Stated goal
Produce an exact transcription of the listing below, omitting the pictures.

===

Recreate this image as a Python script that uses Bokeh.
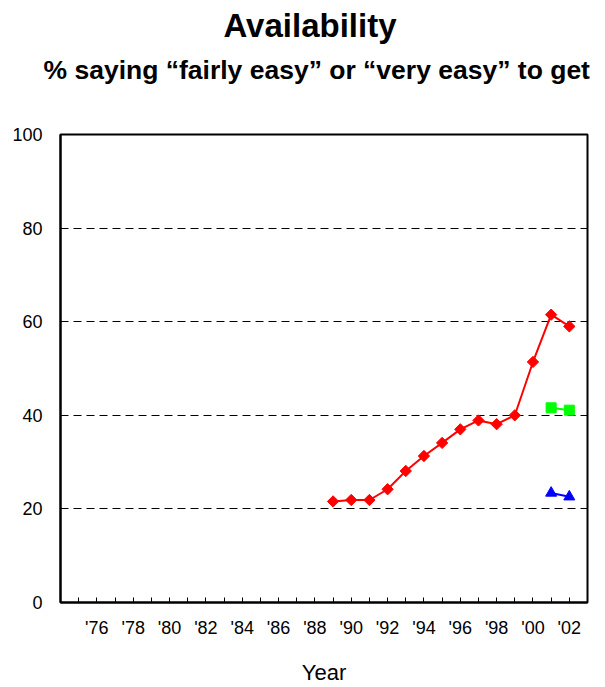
from bokeh.plotting import figure
from bokeh.models import Range1d, FixedTicker, Title
from bokeh.embed import file_html
from bokeh.resources import INLINE

# ---- data ----
red_years = [1989, 1990, 1991, 1992, 1993, 1994, 1995, 1996, 1997, 1998, 1999, 2000, 2001, 2002]
red_values = [21.6, 21.9, 21.9, 24.2, 28.1, 31.3, 34.1, 37.0, 38.9, 38.1, 40.0, 51.4, 61.5, 59.0]
new_years = [2001, 2002]
green_values = [41.6, 41.1]
blue_values = [23.4, 22.6]
tick_years = list(range(1975, 2003))
label_years = list(range(1976, 2003, 2))
label_texts = ["'76", "'78", "'80", "'82", "'84", "'86", "'88", "'90",
               "'92", "'94", "'96", "'98", "'00", "'02"]
y_ticks = [0, 20, 40, 60, 80, 100]
grid_ticks = [20, 40, 60, 80]

FONT = "Liberation Sans"

p = figure(width=605, height=687, output_backend="svg", toolbar_location=None,
           x_range=Range1d(1974, 2003), y_range=Range1d(0, 100),
           min_border_left=60, min_border_right=18, min_border_top=134,
           min_border_bottom=85, background_fill_color="white",
           border_fill_color="white")

p.outline_line_color = "black"
p.outline_line_width = 2
p.outline_line_alpha = 1

# titles: stacked from the plot outward
spacer0 = Title(text=" ", text_font=FONT, text_font_size="1px", standoff=47)
sub = Title(text="% saying \u201cfairly easy\u201d or \u201cvery easy\u201d to get",
            align="left", offset=-17, text_font=FONT, text_font_size="26.5px",
            text_font_style="bold", text_color="black", standoff=0)
spacer1 = Title(text=" ", text_font=FONT, text_font_size="1px", standoff=6)
ttl = Title(text="Availability", align="left", offset=163, text_font=FONT,
            text_font_size="33px", text_font_style="bold", text_color="black",
            standoff=0)
p.add_layout(spacer0, "above")
p.add_layout(sub, "above")
p.add_layout(spacer1, "above")
p.add_layout(ttl, "above")

# x axis
xa = p.xaxis[0]
xa.ticker = FixedTicker(ticks=label_years,
                        minor_ticks=[y for y in tick_years if y not in label_years])
xa.major_label_overrides = {yr: t for yr, t in zip(label_years, label_texts)}
xa.major_tick_in = 5
xa.major_tick_out = 0
xa.minor_tick_in = 5
xa.minor_tick_out = 0
xa.major_tick_line_color = "black"
xa.minor_tick_line_color = "black"
xa.major_tick_line_width = 1
xa.minor_tick_line_width = 1
xa.axis_line_color = "black"
xa.axis_line_width = 2
xa.major_label_text_font = FONT
xa.major_label_text_font_size = "18px"
xa.major_label_text_color = "black"
xa.major_label_standoff = 15
xa.axis_label = "Year"
xa.axis_label_text_font = FONT
xa.axis_label_text_font_size = "22px"
xa.axis_label_text_font_style = "normal"
xa.axis_label_text_color = "black"
xa.axis_label_standoff = 19

# y axis
ya = p.yaxis[0]
ya.ticker = FixedTicker(ticks=y_ticks)
ya.major_tick_in = 0
ya.major_tick_out = 0
ya.minor_tick_line_color = None
ya.axis_line_color = "black"
ya.axis_line_width = 2
ya.major_label_text_font = FONT
ya.major_label_text_font_size = "18px"
ya.major_label_text_color = "black"
ya.major_label_standoff = 18

# grid
p.xgrid.grid_line_color = None
p.ygrid.ticker = FixedTicker(ticks=grid_ticks)
p.ygrid.grid_line_color = "black"
p.ygrid.grid_line_width = 1
p.ygrid.grid_line_dash = "8 5"

# series
p.line(red_years, red_values, line_color="#FF0000", line_width=2)
p.scatter(red_years, red_values, marker="square", angle=0.785398, size=8,
          fill_color="#FF0000", line_color="#FF0000")

p.line(new_years, green_values, line_color="#00FF00", line_width=2)
p.scatter(new_years, green_values, marker="square", size=10,
          fill_color="#00FF00", line_color="#00FF00")

p.line(new_years, blue_values, line_color="#0000FF", line_width=2)
p.scatter(new_years, blue_values, marker="triangle", size=11,
          fill_color="#0000FF", line_color="#0000FF")

open("out.html", "w").write(file_html(p, INLINE))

===

Task result
Recreate this image as a Python script that uses Bokeh.
from bokeh.plotting import figure
from bokeh.models import Range1d, FixedTicker, Title
from bokeh.embed import file_html
from bokeh.resources import INLINE

# ---- data ----
red_years = [1989, 1990, 1991, 1992, 1993, 1994, 1995, 1996, 1997, 1998, 1999, 2000, 2001, 2002]
red_values = [21.6, 21.9, 21.9, 24.2, 28.1, 31.3, 34.1, 37.0, 38.9, 38.1, 40.0, 51.4, 61.5, 59.0]
new_years = [2001, 2002]
green_values = [41.6, 41.1]
blue_values = [23.4, 22.6]
tick_years = list(range(1975, 2003))
label_years = list(range(1976, 2003, 2))
label_texts = ["'76", "'78", "'80", "'82", "'84", "'86", "'88", "'90",
               "'92", "'94", "'96", "'98", "'00", "'02"]
y_ticks = [0, 20, 40, 60, 80, 100]
grid_ticks = [20, 40, 60, 80]

FONT = "Liberation Sans"

p = figure(width=605, height=687, output_backend="svg", toolbar_location=None,
           x_range=Range1d(1974, 2003), y_range=Range1d(0, 100),
           min_border_left=60, min_border_right=18, min_border_top=134,
           min_border_bottom=85, background_fill_color="white",
           border_fill_color="white")

p.outline_line_color = "black"
p.outline_line_width = 2
p.outline_line_alpha = 1

# titles: stacked from the plot outward
spacer0 = Title(text=" ", text_font=FONT, text_font_size="1px", standoff=47)
sub = Title(text="% saying \u201cfairly easy\u201d or \u201cvery easy\u201d to get",
            align="left", offset=-17, text_font=FONT, text_font_size="26.5px",
            text_font_style="bold", text_color="black", standoff=0)
spacer1 = Title(text=" ", text_font=FONT, text_font_size="1px", standoff=6)
ttl = Title(text="Availability", align="left", offset=163, text_font=FONT,
            text_font_size="33px", text_font_style="bold", text_color="black",
            standoff=0)
p.add_layout(spacer0, "above")
p.add_layout(sub, "above")
p.add_layout(spacer1, "above")
p.add_layout(ttl, "above")

# x axis
xa = p.xaxis[0]
xa.ticker = FixedTicker(ticks=label_years,
                        minor_ticks=[y for y in tick_years if y not in label_years])
xa.major_label_overrides = {yr: t for yr, t in zip(label_years, label_texts)}
xa.major_tick_in = 5
xa.major_tick_out = 0
xa.minor_tick_in = 5
xa.minor_tick_out = 0
xa.major_tick_line_color = "black"
xa.minor_tick_line_color = "black"
xa.major_tick_line_width = 1
xa.minor_tick_line_width = 1
xa.axis_line_color = "black"
xa.axis_line_width = 2
xa.major_label_text_font = FONT
xa.major_label_text_font_size = "18px"
xa.major_label_text_color = "black"
xa.major_label_standoff = 15
xa.axis_label = "Year"
xa.axis_label_text_font = FONT
xa.axis_label_text_font_size = "22px"
xa.axis_label_text_font_style = "normal"
xa.axis_label_text_color = "black"
xa.axis_label_standoff = 19

# y axis
ya = p.yaxis[0]
ya.ticker = FixedTicker(ticks=y_ticks)
ya.major_tick_in = 0
ya.major_tick_out = 0
ya.minor_tick_line_color = None
ya.axis_line_color = "black"
ya.axis_line_width = 2
ya.major_label_text_font = FONT
ya.major_label_text_font_size = "18px"
ya.major_label_text_color = "black"
ya.major_label_standoff = 18

# grid
p.xgrid.grid_line_color = None
p.ygrid.ticker = FixedTicker(ticks=grid_ticks)
p.ygrid.grid_line_color = "black"
p.ygrid.grid_line_width = 1
p.ygrid.grid_line_dash = "8 5"

# series
p.line(red_years, red_values, line_color="#FF0000", line_width=2)
p.scatter(red_years, red_values, marker="square", angle=0.785398, size=8,
          fill_color="#FF0000", line_color="#FF0000")

p.line(new_years, green_values, line_color="#00FF00", line_width=2)
p.scatter(new_years, green_values, marker="square", size=10,
          fill_color="#00FF00", line_color="#00FF00")

p.line(new_years, blue_values, line_color="#0000FF", line_width=2)
p.scatter(new_years, blue_values, marker="triangle", size=11,
          fill_color="#0000FF", line_color="#0000FF")

open("out.html", "w").write(file_html(p, INLINE))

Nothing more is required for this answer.